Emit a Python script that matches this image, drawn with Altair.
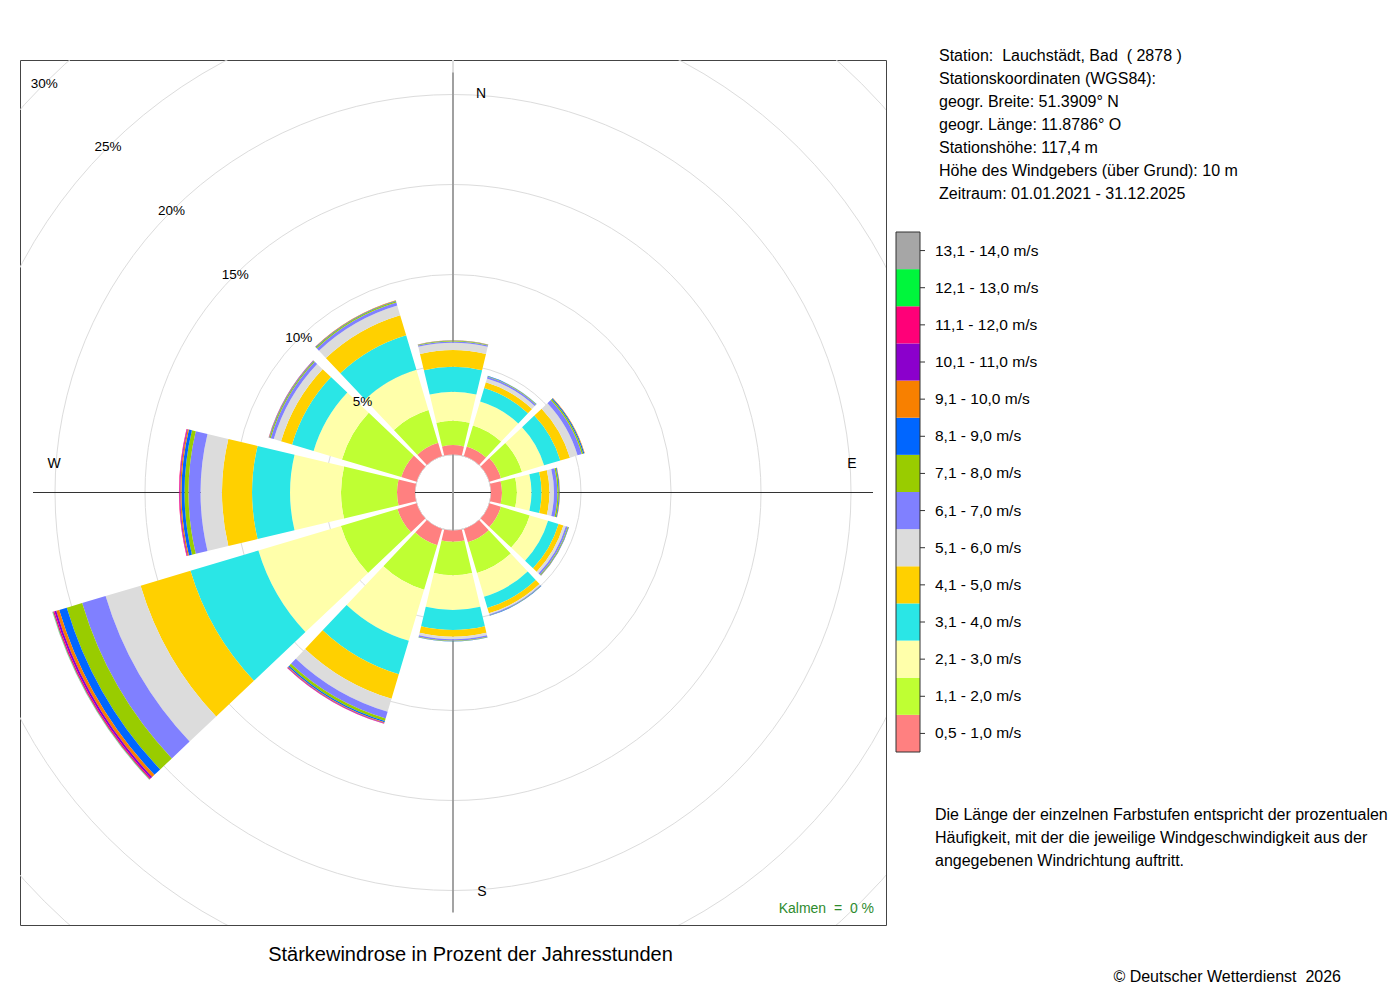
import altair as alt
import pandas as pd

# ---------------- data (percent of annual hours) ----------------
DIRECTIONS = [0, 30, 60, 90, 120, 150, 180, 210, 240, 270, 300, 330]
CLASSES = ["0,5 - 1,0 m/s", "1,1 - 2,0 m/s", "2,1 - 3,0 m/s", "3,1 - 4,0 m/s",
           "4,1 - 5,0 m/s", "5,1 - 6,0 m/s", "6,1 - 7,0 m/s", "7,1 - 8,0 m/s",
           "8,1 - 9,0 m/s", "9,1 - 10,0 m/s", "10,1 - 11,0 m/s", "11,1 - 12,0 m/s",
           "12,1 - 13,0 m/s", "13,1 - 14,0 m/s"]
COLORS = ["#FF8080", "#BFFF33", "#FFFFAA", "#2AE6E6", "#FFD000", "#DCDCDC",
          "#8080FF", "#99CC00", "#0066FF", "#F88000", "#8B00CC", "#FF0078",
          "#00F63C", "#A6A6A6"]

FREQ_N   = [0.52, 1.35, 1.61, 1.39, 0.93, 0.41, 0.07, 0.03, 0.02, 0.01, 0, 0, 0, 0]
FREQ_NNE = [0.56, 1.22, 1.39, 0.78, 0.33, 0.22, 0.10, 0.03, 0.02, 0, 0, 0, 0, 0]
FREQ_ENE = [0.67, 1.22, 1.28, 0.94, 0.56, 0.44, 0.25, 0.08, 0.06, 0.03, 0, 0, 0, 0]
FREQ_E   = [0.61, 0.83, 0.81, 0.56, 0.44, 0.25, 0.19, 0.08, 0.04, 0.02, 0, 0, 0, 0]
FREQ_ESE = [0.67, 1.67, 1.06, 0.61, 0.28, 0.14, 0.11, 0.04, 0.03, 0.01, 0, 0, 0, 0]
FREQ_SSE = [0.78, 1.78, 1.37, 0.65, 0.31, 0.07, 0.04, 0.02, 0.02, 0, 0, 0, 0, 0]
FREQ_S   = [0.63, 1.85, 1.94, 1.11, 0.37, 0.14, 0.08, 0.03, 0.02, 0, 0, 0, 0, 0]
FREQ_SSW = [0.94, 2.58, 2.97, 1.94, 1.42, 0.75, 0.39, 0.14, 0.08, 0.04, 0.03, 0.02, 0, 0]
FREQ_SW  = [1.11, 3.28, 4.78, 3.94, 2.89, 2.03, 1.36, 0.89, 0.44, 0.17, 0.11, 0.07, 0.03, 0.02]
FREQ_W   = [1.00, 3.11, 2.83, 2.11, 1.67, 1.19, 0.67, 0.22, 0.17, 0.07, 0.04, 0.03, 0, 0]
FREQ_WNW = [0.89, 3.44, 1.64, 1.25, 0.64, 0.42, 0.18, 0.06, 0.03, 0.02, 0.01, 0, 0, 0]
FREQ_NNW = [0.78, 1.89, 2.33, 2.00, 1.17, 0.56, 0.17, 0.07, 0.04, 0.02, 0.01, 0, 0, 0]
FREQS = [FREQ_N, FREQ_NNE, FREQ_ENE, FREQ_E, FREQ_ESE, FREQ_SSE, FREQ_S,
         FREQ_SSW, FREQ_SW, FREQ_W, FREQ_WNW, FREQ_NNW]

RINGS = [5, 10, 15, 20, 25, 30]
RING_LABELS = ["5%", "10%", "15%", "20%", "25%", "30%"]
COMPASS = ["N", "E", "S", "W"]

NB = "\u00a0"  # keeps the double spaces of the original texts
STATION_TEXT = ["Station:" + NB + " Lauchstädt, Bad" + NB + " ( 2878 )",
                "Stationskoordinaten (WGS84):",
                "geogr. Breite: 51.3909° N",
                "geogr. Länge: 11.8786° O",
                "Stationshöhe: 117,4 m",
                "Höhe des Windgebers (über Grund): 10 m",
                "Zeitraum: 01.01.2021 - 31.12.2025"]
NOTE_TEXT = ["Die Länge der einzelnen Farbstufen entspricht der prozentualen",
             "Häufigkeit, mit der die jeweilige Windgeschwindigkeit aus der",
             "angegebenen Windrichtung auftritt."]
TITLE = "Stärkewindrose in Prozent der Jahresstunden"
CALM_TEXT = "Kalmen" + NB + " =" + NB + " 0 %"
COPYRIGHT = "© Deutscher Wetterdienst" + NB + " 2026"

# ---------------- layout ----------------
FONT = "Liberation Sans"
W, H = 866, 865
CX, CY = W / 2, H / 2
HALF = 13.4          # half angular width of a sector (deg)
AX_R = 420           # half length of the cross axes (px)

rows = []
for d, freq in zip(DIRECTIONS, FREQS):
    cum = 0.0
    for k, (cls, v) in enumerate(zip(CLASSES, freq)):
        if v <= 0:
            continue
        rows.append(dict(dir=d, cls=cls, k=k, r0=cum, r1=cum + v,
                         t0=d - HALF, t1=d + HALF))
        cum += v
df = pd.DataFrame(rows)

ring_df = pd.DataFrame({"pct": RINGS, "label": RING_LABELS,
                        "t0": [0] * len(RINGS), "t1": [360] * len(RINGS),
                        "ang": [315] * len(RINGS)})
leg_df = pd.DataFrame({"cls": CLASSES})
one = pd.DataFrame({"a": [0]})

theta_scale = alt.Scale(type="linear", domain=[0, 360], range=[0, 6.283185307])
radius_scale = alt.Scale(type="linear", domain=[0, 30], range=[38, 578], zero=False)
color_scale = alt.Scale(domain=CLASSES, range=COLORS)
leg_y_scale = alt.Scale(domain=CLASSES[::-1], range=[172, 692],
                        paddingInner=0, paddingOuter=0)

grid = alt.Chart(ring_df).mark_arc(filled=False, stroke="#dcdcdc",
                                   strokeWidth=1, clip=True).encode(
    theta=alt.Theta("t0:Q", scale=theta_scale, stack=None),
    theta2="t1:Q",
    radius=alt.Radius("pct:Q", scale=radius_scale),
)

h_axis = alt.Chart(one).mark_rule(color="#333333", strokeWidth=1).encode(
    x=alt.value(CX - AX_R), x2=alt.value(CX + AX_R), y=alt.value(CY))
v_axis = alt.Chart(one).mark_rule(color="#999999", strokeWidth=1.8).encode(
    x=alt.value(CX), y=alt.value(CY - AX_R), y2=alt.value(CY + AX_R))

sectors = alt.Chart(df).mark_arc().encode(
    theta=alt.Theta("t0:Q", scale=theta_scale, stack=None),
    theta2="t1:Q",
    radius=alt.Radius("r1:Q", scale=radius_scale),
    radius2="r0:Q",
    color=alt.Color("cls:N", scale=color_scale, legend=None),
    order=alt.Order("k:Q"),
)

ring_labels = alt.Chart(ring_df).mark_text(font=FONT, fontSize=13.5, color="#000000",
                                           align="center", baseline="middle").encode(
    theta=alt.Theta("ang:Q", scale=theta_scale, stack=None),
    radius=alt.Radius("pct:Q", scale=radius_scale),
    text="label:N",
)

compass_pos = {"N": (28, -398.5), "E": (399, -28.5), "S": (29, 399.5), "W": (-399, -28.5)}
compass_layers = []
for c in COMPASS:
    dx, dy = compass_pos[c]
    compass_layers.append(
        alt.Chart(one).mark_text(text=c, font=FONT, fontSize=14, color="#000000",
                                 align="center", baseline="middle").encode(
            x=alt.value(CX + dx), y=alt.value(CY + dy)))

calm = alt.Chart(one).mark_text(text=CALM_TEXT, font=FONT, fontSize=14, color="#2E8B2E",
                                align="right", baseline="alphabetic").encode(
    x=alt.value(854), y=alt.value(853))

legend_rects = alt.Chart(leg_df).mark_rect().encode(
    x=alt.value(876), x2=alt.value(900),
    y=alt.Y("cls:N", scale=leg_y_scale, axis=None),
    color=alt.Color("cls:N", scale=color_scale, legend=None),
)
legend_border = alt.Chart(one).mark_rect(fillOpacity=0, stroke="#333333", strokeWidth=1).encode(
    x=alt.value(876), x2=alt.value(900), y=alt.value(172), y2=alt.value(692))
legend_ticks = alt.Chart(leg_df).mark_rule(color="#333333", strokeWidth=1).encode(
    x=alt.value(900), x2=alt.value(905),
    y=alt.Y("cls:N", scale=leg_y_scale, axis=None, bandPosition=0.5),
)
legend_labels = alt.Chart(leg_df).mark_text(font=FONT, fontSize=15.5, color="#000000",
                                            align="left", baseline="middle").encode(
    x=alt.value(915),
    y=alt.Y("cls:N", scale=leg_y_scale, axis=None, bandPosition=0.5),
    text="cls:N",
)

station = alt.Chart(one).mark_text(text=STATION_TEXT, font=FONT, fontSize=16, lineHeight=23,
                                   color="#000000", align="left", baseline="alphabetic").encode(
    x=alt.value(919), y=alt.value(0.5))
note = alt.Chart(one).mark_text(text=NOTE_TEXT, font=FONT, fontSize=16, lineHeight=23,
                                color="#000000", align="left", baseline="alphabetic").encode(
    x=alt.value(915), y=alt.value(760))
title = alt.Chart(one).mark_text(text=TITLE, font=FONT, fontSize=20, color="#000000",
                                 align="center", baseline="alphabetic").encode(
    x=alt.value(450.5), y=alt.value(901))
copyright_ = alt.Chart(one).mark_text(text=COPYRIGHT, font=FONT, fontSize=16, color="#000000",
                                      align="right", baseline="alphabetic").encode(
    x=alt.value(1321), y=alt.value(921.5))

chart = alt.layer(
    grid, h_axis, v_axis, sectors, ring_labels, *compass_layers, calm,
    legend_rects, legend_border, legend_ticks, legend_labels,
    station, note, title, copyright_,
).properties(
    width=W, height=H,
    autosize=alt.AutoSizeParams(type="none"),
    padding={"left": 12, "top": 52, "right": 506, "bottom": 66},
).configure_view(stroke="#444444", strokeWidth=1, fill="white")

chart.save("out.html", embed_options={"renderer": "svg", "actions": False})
○ ○ ○ ○ ○
▸ GOAL: Transcribe exactly, with no pictures, the lines running from the first line of the material through the line holding "import pandas as pd".

▸ EXERCISE ANSWER:
Emit a Python script that matches this image, drawn with Altair.
import altair as alt
import pandas as pd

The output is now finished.